OpenSource Connections was well represented in San Francisco at this years Cassandra Summit 2014. We had Chris Bradford, Eric Pugh, and Matt Overstreet in attendance for the training, sessions, and networking events. John Berryman represented OSC with a presentation discussing CQL 3 and maps to the Cassandra internal data structure.
The Opening Keynote covered the release of Cassandra 2.1 with a wonderful set of features and fixes. Aaron Morton from The Last Pickle held a talk in the Grand Ballroom outlining specific features and changes (with their associated JIRA numbers) between 2.0 and 2.1. This helped underscore many of the improvements discussed throughout the keynote.
Cassandra and User Authentication
Two back to back talks centered on Cassandra’s use within authentication systems.
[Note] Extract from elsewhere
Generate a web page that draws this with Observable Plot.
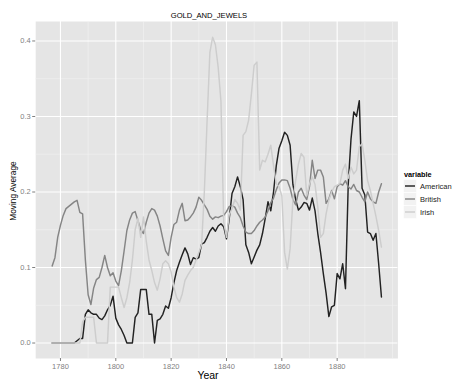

First up Disney discussed their new C* powered OAuth system. This service is used internally across many properties and applications. The calling system requests a token and provides a expiration time along with it. Once generated, the token is set in Cassandra with a TTL equal to the requested expiration. Tokens are automatically expired the token after the appropriate period. Disney also took the time to predict the read and write paths across the cluster. This guarantees that for every read at least one node in the cluster will have the most recent data.
Next Stormpath presented a method for clustered session storage with Cassandra and Apache Shiro. Apache Shiro is a java security framework which encompasses authentication, authorization, cryptography, and session storage. In Stormpath’s sample implementation TTLs are used to expire sessions in a similar manner to the Disney talk, although less OAuth focused. One method specifically called out was
touch() which could be used by rich client side applications to reach out and let the server side know the session is still active.
In both cases Cassandra’s cross datacenter replication was mentioned as an additional benefit when working with authentication and session data. It was worth noting that using TTLs in this way requires examining the gc_grace period on the session related column families. Once a TTL is tripped a tombstone is generated in the system. These are not removed until after gc_grace period. Lowering this value on those tables will keep the SSTable’s smaller as compaction is run.
Cassandra at Scale
Apple dropped some massive scale numbers on the summit this year. They are currently running over 75,000 Cassandra nodes. With a single cluster spanning over 1,000 nodes. Cassandra is running in the million of operations per second range. The talk that followed these impressive digits delved into specific JIRA issues discovered while running these sized clusters. Each issue discussed would not appear to have a significant impact, but from the perspective of a large cluster had far reaching implications.
Hardware and network partition repairs can be costly depending on the number of nodes and amount of data. Node repairs with extremely large datasets may cause unnecessary duplication of data across the cluster (far exceeding the required replication factor). This lead to the ability to perform partial repairs where token ranges may be specified to prevent excess data from being copied. In turn this reduces both repair time and the amount of data needed to perform said repair.
Features like Lightweight Transactions can incur serious performance penalties when run across a larger cluster. Cassandra’s implementation of paxos requires four round trips. Apple’s teams worked to reduce the time needed to perform these transactions by cutting down on the number of locks during the paxos determination.
John Berryman had an enlightening presentation exposing the format of the internal Cassandra data store. He began with visualizing the Cassandra data model. This lead in to the a discussion of the read and write paths along with their related caches. A comparison of simple rows and SQL to CQL followed. Next he approached how composite keys, sets, lists, maps and how they translate to wide rows. Wrapping up the presentation John demonstrated how to use the Cassandra CLI. This tool may be used to show how Cassandra maps the CQL statements to it’s storage engine.
- Instaclustr, who recently received funding from Datastax, is a managed hosting service of C* in AWS with a dedicated ops team and monitoring. They handle provisioning, scaling, and maintaining your C* cluster in an Amazon VPC environment.
- Databricks / Spark - Provided an awesome USB key to attendees containing multiple spark tutorials and a sample dataset. Spark has been making waves in the big data community. It has been integrated with DataStax Enterprise 4.5 for analytics workloads.